**** SUPPLIED INFORMATION

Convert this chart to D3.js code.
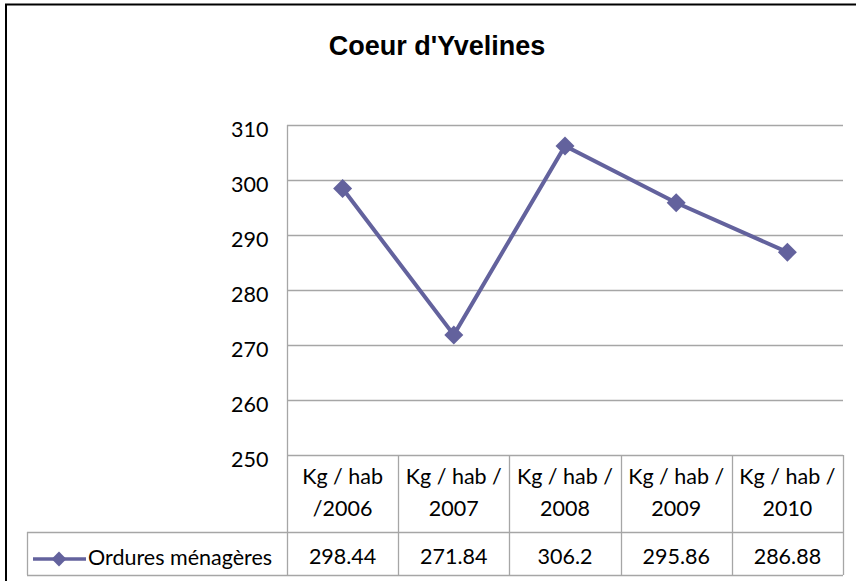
<!DOCTYPE html>
<html>
<head>
<meta charset="utf-8">
<script src="https://cdn.jsdelivr.net/npm/d3@7"></script>
<style>
  body { margin: 0; background: #fff; }
  svg { display: block; }
</style>
</head>
<body>
<svg></svg>
<script>
// chart data
let categories = ['Kg / hab /2006', 'Kg / hab / 2007', 'Kg / hab / 2008', 'Kg / hab / 2009', 'Kg / hab / 2010'];
// how each category label wraps in the table
let categoryLines = [['Kg / hab', '/2006'], ['Kg / hab /', '2007'], ['Kg / hab /', '2008'], ['Kg / hab /', '2009'], ['Kg / hab /', '2010']];
let seriesName = 'Ordures ménagères';
let values = [298.44, 271.84, 306.2, 295.86, 286.88];
let valueLabels = ['298.44', '271.84', '306.2', '295.86', '286.88'];
let yTicks = [250, 260, 270, 280, 290, 300, 310];

let width = 856;
let height = 581;

// plot area
let plotLeft = 287, plotRight = 843, plotTop = 125, plotBottom = 455;
// table rows
let rowDivider = 532, tableBottom = 575, legendLeft = 27;

let color = '#63629d';
let gridColor = '#a6a6a6';
let labelFont = 'Lato, "Open Sans", sans-serif';
let labelSize = 21.5;

let svg = d3.select('svg')
    .attr('width', width)
    .attr('height', height);

// outer chart border
svg.append('rect')
    .attr('x', 6)
    .attr('y', 4.5)
    .attr('width', width + 10)
    .attr('height', height + 10)
    .attr('fill', 'none')
    .attr('stroke', '#000')
    .attr('stroke-width', 2);

// title
svg.append('text')
    .attr('x', 437)
    .attr('y', 55)
    .attr('text-anchor', 'middle')
    .attr('font-family', '"Liberation Sans", Arial, sans-serif')
    .attr('font-weight', 'bold')
    .attr('font-size', 27)
    .text("Coeur d'Yvelines");

let xScale = d3.scaleBand()
    .domain(categories)
    .range([plotLeft, plotRight]);

let yScale = d3.scaleLinear()
    .domain([250, 310])
    .range([plotBottom, plotTop]);

// gridlines
svg.append('g')
    .selectAll('line')
    .data(yTicks)
    .enter()
    .append('line')
    .attr('x1', plotLeft)
    .attr('x2', plotRight)
    .attr('y1', function(d) { return Math.round(yScale(d)) + 0.5; })
    .attr('y2', function(d) { return Math.round(yScale(d)) + 0.5; })
    .attr('stroke', gridColor)
    .attr('stroke-width', 1.3);

// y axis
let yAxis = d3.axisLeft(yScale)
    .tickValues(yTicks)
    .tickSize(0)
    .tickPadding(19);

let yAxisG = svg.append('g')
    .attr('transform', `translate(${plotLeft + 0.5}, 0)`)
    .call(yAxis);
yAxisG.select('.domain').remove();
yAxisG.selectAll('text')
    .attr('font-family', labelFont)
    .attr('font-size', labelSize)
    .attr('fill', '#000')
    .attr('dy', '0.55em');

// data table lines
let table = svg.append('g')
    .attr('stroke', gridColor)
    .attr('stroke-width', 1.3);

// left axis line running through the table
table.append('line')
    .attr('x1', plotLeft + 0.5).attr('x2', plotLeft + 0.5)
    .attr('y1', plotTop).attr('y2', tableBottom);

// column dividers
table.selectAll('.col')
    .data(categories)
    .enter()
    .append('line')
    .attr('class', 'col')
    .attr('x1', function(d) { return Math.round(xScale(d) + xScale.bandwidth()) + 0.5; })
    .attr('x2', function(d) { return Math.round(xScale(d) + xScale.bandwidth()) + 0.5; })
    .attr('y1', plotBottom)
    .attr('y2', tableBottom);

table.append('line')
    .attr('x1', legendLeft).attr('x2', plotRight)
    .attr('y1', rowDivider + 0.5).attr('y2', rowDivider + 0.5);
table.append('line')
    .attr('x1', legendLeft).attr('x2', plotRight)
    .attr('y1', tableBottom + 0.5).attr('y2', tableBottom + 0.5);
table.append('line')
    .attr('x1', legendLeft + 0.5).attr('x2', legendLeft + 0.5)
    .attr('y1', rowDivider).attr('y2', tableBottom);

// category labels
let catG = svg.append('g')
    .attr('font-family', labelFont)
    .attr('font-size', labelSize)
    .attr('text-anchor', 'middle');

categories.forEach(function(c, i) {
    let cx = xScale(c) + xScale.bandwidth() / 2;
    catG.append('text')
        .attr('x', cx)
        .attr('y', 484)
        .text(categoryLines[i][0]);
    catG.append('text')
        .attr('x', cx)
        .attr('y', 516)
        .text(categoryLines[i][1]);
});

// value row
svg.append('g')
    .selectAll('text')
    .data(values)
    .enter()
    .append('text')
    .attr('x', function(d, i) { return xScale(categories[i]) + xScale.bandwidth() / 2; })
    .attr('y', 564)
    .attr('text-anchor', 'middle')
    .attr('font-family', labelFont)
    .attr('font-size', labelSize)
    .text(function(d, i) { return valueLabels[i]; });

// line series
let line = d3.line()
    .x(function(d, i) { return xScale(categories[i]) + xScale.bandwidth() / 2; })
    .y(function(d) { return yScale(d); });

svg.append('path')
    .datum(values)
    .attr('d', line)
    .attr('fill', 'none')
    .attr('stroke', color)
    .attr('stroke-width', 4);

let diamond = d3.symbol().type(d3.symbolDiamond2).size(230);

svg.append('g')
    .selectAll('path')
    .data(values)
    .enter()
    .append('path')
    .attr('d', diamond)
    .attr('transform', function(d, i) {
        return `translate(${xScale(categories[i]) + xScale.bandwidth() / 2}, ${yScale(d)})`;
    })
    .attr('fill', color);

// legend key in the table
let legendY = 559;
svg.append('line')
    .attr('x1', 33).attr('x2', 86)
    .attr('y1', legendY).attr('y2', legendY)
    .attr('stroke', color)
    .attr('stroke-width', 3.5);
svg.append('path')
    .attr('d', d3.symbol().type(d3.symbolDiamond2).size(140))
    .attr('transform', `translate(59, ${legendY})`)
    .attr('fill', color);
svg.append('text')
    .attr('x', 88)
    .attr('y', 565)
    .attr('font-family', labelFont)
    .attr('font-size', labelSize)
    .text(seriesName);
</script>
</body>
</html>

********

*WORK INSTRUCTIONS*
Return the listing above unchanged, apart from dropping its pictures.

*EXERCISE RESPONSE*
Convert this chart to D3.js code.
<!DOCTYPE html>
<html>
<head>
<meta charset="utf-8">
<script src="https://cdn.jsdelivr.net/npm/d3@7"></script>
<style>
  body { margin: 0; background: #fff; }
  svg { display: block; }
</style>
</head>
<body>
<svg></svg>
<script>
// chart data
let categories = ['Kg / hab /2006', 'Kg / hab / 2007', 'Kg / hab / 2008', 'Kg / hab / 2009', 'Kg / hab / 2010'];
// how each category label wraps in the table
let categoryLines = [['Kg / hab', '/2006'], ['Kg / hab /', '2007'], ['Kg / hab /', '2008'], ['Kg / hab /', '2009'], ['Kg / hab /', '2010']];
let seriesName = 'Ordures ménagères';
let values = [298.44, 271.84, 306.2, 295.86, 286.88];
let valueLabels = ['298.44', '271.84', '306.2', '295.86', '286.88'];
let yTicks = [250, 260, 270, 280, 290, 300, 310];

let width = 856;
let height = 581;

// plot area
let plotLeft = 287, plotRight = 843, plotTop = 125, plotBottom = 455;
// table rows
let rowDivider = 532, tableBottom = 575, legendLeft = 27;

let color = '#63629d';
let gridColor = '#a6a6a6';
let labelFont = 'Lato, "Open Sans", sans-serif';
let labelSize = 21.5;

let svg = d3.select('svg')
    .attr('width', width)
    .attr('height', height);

// outer chart border
svg.append('rect')
    .attr('x', 6)
    .attr('y', 4.5)
    .attr('width', width + 10)
    .attr('height', height + 10)
    .attr('fill', 'none')
    .attr('stroke', '#000')
    .attr('stroke-width', 2);

// title
svg.append('text')
    .attr('x', 437)
    .attr('y', 55)
    .attr('text-anchor', 'middle')
    .attr('font-family', '"Liberation Sans", Arial, sans-serif')
    .attr('font-weight', 'bold')
    .attr('font-size', 27)
    .text("Coeur d'Yvelines");

let xScale = d3.scaleBand()
    .domain(categories)
    .range([plotLeft, plotRight]);

let yScale = d3.scaleLinear()
    .domain([250, 310])
    .range([plotBottom, plotTop]);

// gridlines
svg.append('g')
    .selectAll('line')
    .data(yTicks)
    .enter()
    .append('line')
    .attr('x1', plotLeft)
    .attr('x2', plotRight)
    .attr('y1', function(d) { return Math.round(yScale(d)) + 0.5; })
    .attr('y2', function(d) { return Math.round(yScale(d)) + 0.5; })
    .attr('stroke', gridColor)
    .attr('stroke-width', 1.3);

// y axis
let yAxis = d3.axisLeft(yScale)
    .tickValues(yTicks)
    .tickSize(0)
    .tickPadding(19);

let yAxisG = svg.append('g')
    .attr('transform', `translate(${plotLeft + 0.5}, 0)`)
    .call(yAxis);
yAxisG.select('.domain').remove();
yAxisG.selectAll('text')
    .attr('font-family', labelFont)
    .attr('font-size', labelSize)
    .attr('fill', '#000')
    .attr('dy', '0.55em');

// data table lines
let table = svg.append('g')
    .attr('stroke', gridColor)
    .attr('stroke-width', 1.3);

// left axis line running through the table
table.append('line')
    .attr('x1', plotLeft + 0.5).attr('x2', plotLeft + 0.5)
    .attr('y1', plotTop).attr('y2', tableBottom);

// column dividers
table.selectAll('.col')
    .data(categories)
    .enter()
    .append('line')
    .attr('class', 'col')
    .attr('x1', function(d) { return Math.round(xScale(d) + xScale.bandwidth()) + 0.5; })
    .attr('x2', function(d) { return Math.round(xScale(d) + xScale.bandwidth()) + 0.5; })
    .attr('y1', plotBottom)
    .attr('y2', tableBottom);

table.append('line')
    .attr('x1', legendLeft).attr('x2', plotRight)
    .attr('y1', rowDivider + 0.5).attr('y2', rowDivider + 0.5);
table.append('line')
    .attr('x1', legendLeft).attr('x2', plotRight)
    .attr('y1', tableBottom + 0.5).attr('y2', tableBottom + 0.5);
table.append('line')
    .attr('x1', legendLeft + 0.5).attr('x2', legendLeft + 0.5)
    .attr('y1', rowDivider).attr('y2', tableBottom);

// category labels
let catG = svg.append('g')
    .attr('font-family', labelFont)
    .attr('font-size', labelSize)
    .attr('text-anchor', 'middle');

categories.forEach(function(c, i) {
    let cx = xScale(c) + xScale.bandwidth() / 2;
    catG.append('text')
        .attr('x', cx)
        .attr('y', 484)
        .text(categoryLines[i][0]);
    catG.append('text')
        .attr('x', cx)
        .attr('y', 516)
        .text(categoryLines[i][1]);
});

// value row
svg.append('g')
    .selectAll('text')
    .data(values)
    .enter()
    .append('text')
    .attr('x', function(d, i) { return xScale(categories[i]) + xScale.bandwidth() / 2; })
    .attr('y', 564)
    .attr('text-anchor', 'middle')
    .attr('font-family', labelFont)
    .attr('font-size', labelSize)
    .text(function(d, i) { return valueLabels[i]; });

// line series
let line = d3.line()
    .x(function(d, i) { return xScale(categories[i]) + xScale.bandwidth() / 2; })
    .y(function(d) { return yScale(d); });

svg.append('path')
    .datum(values)
    .attr('d', line)
    .attr('fill', 'none')
    .attr('stroke', color)
    .attr('stroke-width', 4);

let diamond = d3.symbol().type(d3.symbolDiamond2).size(230);

svg.append('g')
    .selectAll('path')
    .data(values)
    .enter()
    .append('path')
    .attr('d', diamond)
    .attr('transform', function(d, i) {
        return `translate(${xScale(categories[i]) + xScale.bandwidth() / 2}, ${yScale(d)})`;
    })
    .attr('fill', color);

// legend key in the table
let legendY = 559;
svg.append('line')
    .attr('x1', 33).attr('x2', 86)
    .attr('y1', legendY).attr('y2', legendY)
    .attr('stroke', color)
    .attr('stroke-width', 3.5);
svg.append('path')
    .attr('d', d3.symbol().type(d3.symbolDiamond2).size(140))
    .attr('transform', `translate(59, ${legendY})`)
    .attr('fill', color);
svg.append('text')
    .attr('x', 88)
    .attr('y', 565)
    .attr('font-family', labelFont)
    .attr('font-size', labelSize)
    .text(seriesName);
</script>
</body>
</html>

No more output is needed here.